Asisreo
Patron Badass
I've given what needs to be done in order to conclusively determine whether a monk is underpowered or not. I'll give my reasonings here:I agree it can be interesting, but it doesn't say too much one way or another about quantitative estimates. Monte Carlo simulations more generally would be an improvement over calculations on a spreadsheet --- for me, the gold standard would be to write down a standardized set of encounters that make up an adventuring day that are varied in terms of difficulty level, whether there are a few powerful monsters or lots of little ones, with a good cross-section of casters and melee brutes, etc., with some rules about how the monsters act, and simulate a few different party comps through those encounters, and see how it turns out (and how many resources they have left at the end). I guess that's more or less what @Asisreo is suggesting, but actually putting that into code in a way that can be automated enough times for the d20 variance to wash out is... pretty intractable.
So, realistically, it seems to me a person has three choices:
1. They can settle for good faith attempts to quantify effectiveness in simpler ways, which necessarily abstract away a lot of detail, but if guided by reasonable estimates and iterated with input from people with lots of different table experiences, is hopefully a decent approximation. Maybe that's computing some averages for benchmark encounters!
2. They can decide none of this matters --- they don't actually care about character's objective power levels and just want to play the game.
3. They can decide they do care about power levels, but reject any attempt to quantify it objectively, and instead 'go with their gut' and express their opinions online as though they reflected a greater reality than someone doing 1.
I personally favor 1, and welcome constructive input from anyone and everyone who has a (realistic) way to refine the estimates.
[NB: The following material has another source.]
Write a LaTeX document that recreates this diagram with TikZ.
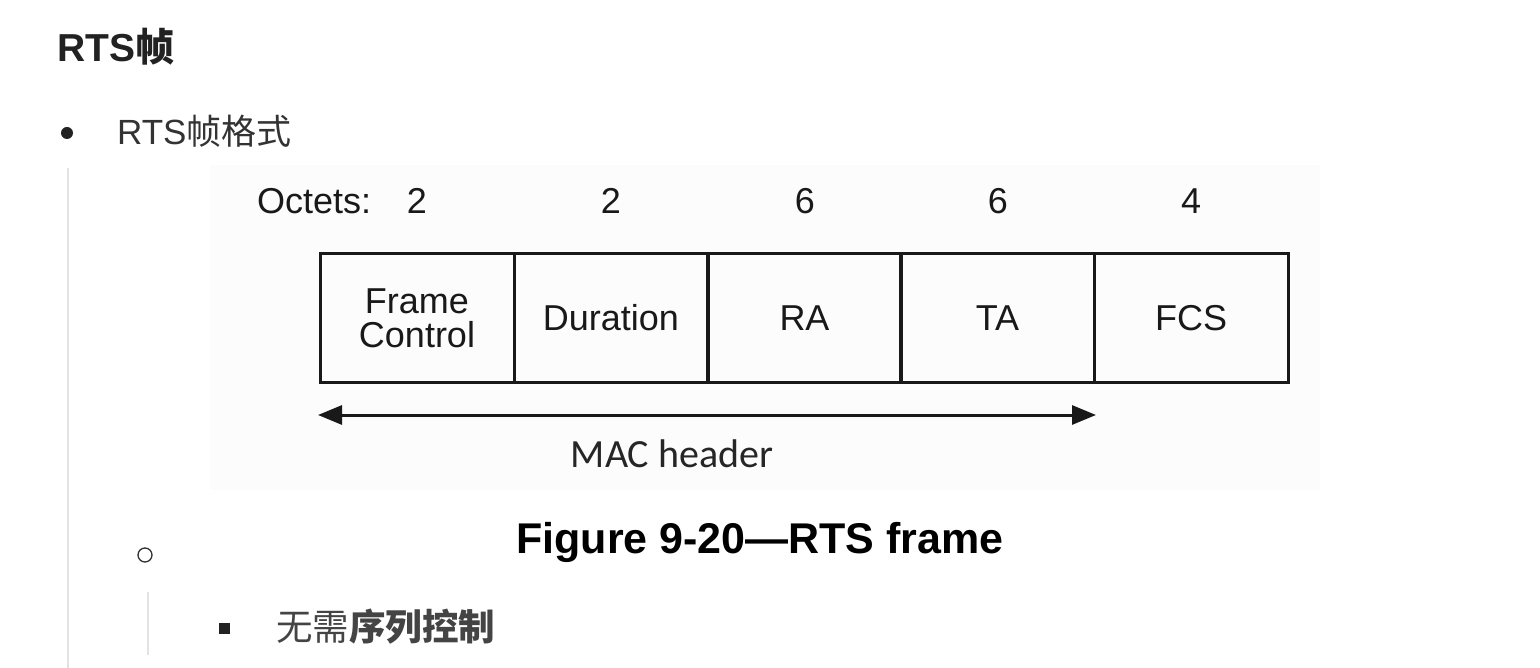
\documentclass[tikz,border=0pt]{standalone}
\usepackage{fontspec}
\setmainfont{Liberation Sans}
\newfontfamily\cjk{Noto Sans CJK SC}
\newfontfamily\calib{Carlito}
\usetikzlibrary{arrows.meta}
\definecolor{titlec}{HTML}{222222}
\definecolor{bodyc}{HTML}{333333}
\definecolor{subc}{HTML}{444444}
\definecolor{rulec}{HTML}{E2E2E2}
\tikzset{
  field/.style={draw=black!90, line width=3pt, minimum width=194pt, minimum height=128pt,
    inner sep=0pt, align=center, text=black!90, font=\fontsize{36}{38}\selectfont},
  octet/.style={anchor=base, text=black!90, font=\fontsize{36}{40}\selectfont},
  dimline/.style={line width=3pt, draw=black!90, {Triangle[length=24pt,width=19pt]}-{Triangle[length=24pt,width=19pt]}},
  guide/.style={draw=rulec, line width=1.5pt}
}
\begin{document}
\begin{tikzpicture}[x=1pt,y=-1pt]
\useasboundingbox (0,0) rectangle (1540,668);
\fill[white] (0,0) rectangle (1540,668);
% faint background of the embedded figure
\fill[black!1] (210,165) rectangle (1320,490);

% heading
\node[anchor=base west, inner sep=0pt, text=titlec, font=\fontsize{39}{44}\selectfont\bfseries] (title) at (57,62) {RTS{\cjk\bfseries 帧}};

% first bullet
\fill[titlec] (67,133) circle (6);
\node[anchor=base west, inner sep=0pt, text=bodyc, font=\fontsize{35}{38}\selectfont] (b1) at (117,145) {RTS{\cjk 帧格式}};

% guide lines
\coordinate (g1t) at (68,168);
\coordinate (g1b) at (68,668);
\draw[guide] (g1t) -- (g1b);
\coordinate (g2t) at (148,592);
\coordinate (g2b) at (148,655);
\draw[guide] (g2t) -- (g2b);

% octets row
\node[octet, anchor=base west, inner sep=0pt] (oct) at (257,214) {Octets:};
\node[octet] (o1) at (417,214) {2};
\node[octet] (o2) at (611,214) {2};
\node[octet] (o3) at (805,214) {6};
\node[octet] (o4) at (998,214) {6};
\node[octet] (o5) at (1191,214) {4};

% fields
\node[field] (fc)  at (417,318) {Frame\\[-4pt]Control};
\node[field] (dur) at (611,318) {Duration};
\node[field] (ra)  at (804.5,318) {RA};
\node[field] (ta)  at (997.5,318) {TA};
\node[field] (fcs) at (1191,318) {FCS};

% MAC header dimension
\coordinate (al) at (318,415);
\coordinate (ar) at (1096,415);
\draw[dimline] (al) -- (ar);
\node[anchor=base, font=\calib\fontsize{40}{44}\selectfont, text=black!85] (mac) at (672,467) {MAC header};

% caption
\node[anchor=base, font=\fontsize{43}{46}\selectfont\bfseries] (cap) at (760,553) {Figure 9-20—RTS frame};

% second-level bullet
\draw[bodyc, line width=1.3pt] (145,555) circle (7);

% third-level bullet
\fill[titlec] (218.5,622.5) rectangle (229.5,633.5);
\node[anchor=base west, inner sep=0pt, text=subc, font=\fontsize{36.5}{40}\selectfont] (b3) at (276,640) {{\cjk 无需}{\cjk\bfseries 序列控制}};
\end{tikzpicture}
\end{document}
I also have no problem with someone who picks 2 --- D&D is fun in lots of different ways, and plenty of people can have fun without ever getting into the quantitative side of it. I do take issue with 3 though -- specifically the second half of three where they loudly complain and take it personally if people give quantitative measures that conflict with their subjective experience. Note, again, that dismissing quantitative analysis entirely is entirely different from constructively criticizing the specific methodology being used. It's also different from saying that 'mechanical effectiveness' isn't what's important to you. I'm all for trying to improve on methodology, and I also completely respect people with different priorities. But if you actually want to be part of a conversation about mechanics, you need to offer up something constructive; not just say 'spreadsheet, spreadsheet, white room, white room' over and over.
This game was not balanced by way of spreadsheets, simulations, approximations, or estimations. This game was balanced around playtesting. Stuff like UA and the D&DNext playtest was based on approximations and spreadsheets but alot of the material there was scratched because of the feedback during actual play. It wasn't fun for the majority of the playtesters.
It's been said recording action logs of an adventure would be too difficult and the getting a large enough sample size would be impossible, but it's not as hard as one thinks. Think like this: Computer TTRPG's already record dice rolls and anything a person might say in the chat. It wouldn't be so hard to extract the data from a no-mic/chat-only session and start a macro that organizes the data into easier to parse information. Who did what damage due to what action at what time. Stuff like that would be easy for a log like roll20. If you're worried about the sample size, if only 50 DM's from all over the internet participated 4-5 times, we could get a decent gauge on everything.
The reason I'm upset with the whiteroom analysis is that it's misleading data. It claims to be purely objective but there's no reasons to just take assumptions at base value without supporting evidence, especially when the assumptions directly intervene with what's supposed to be empirical data.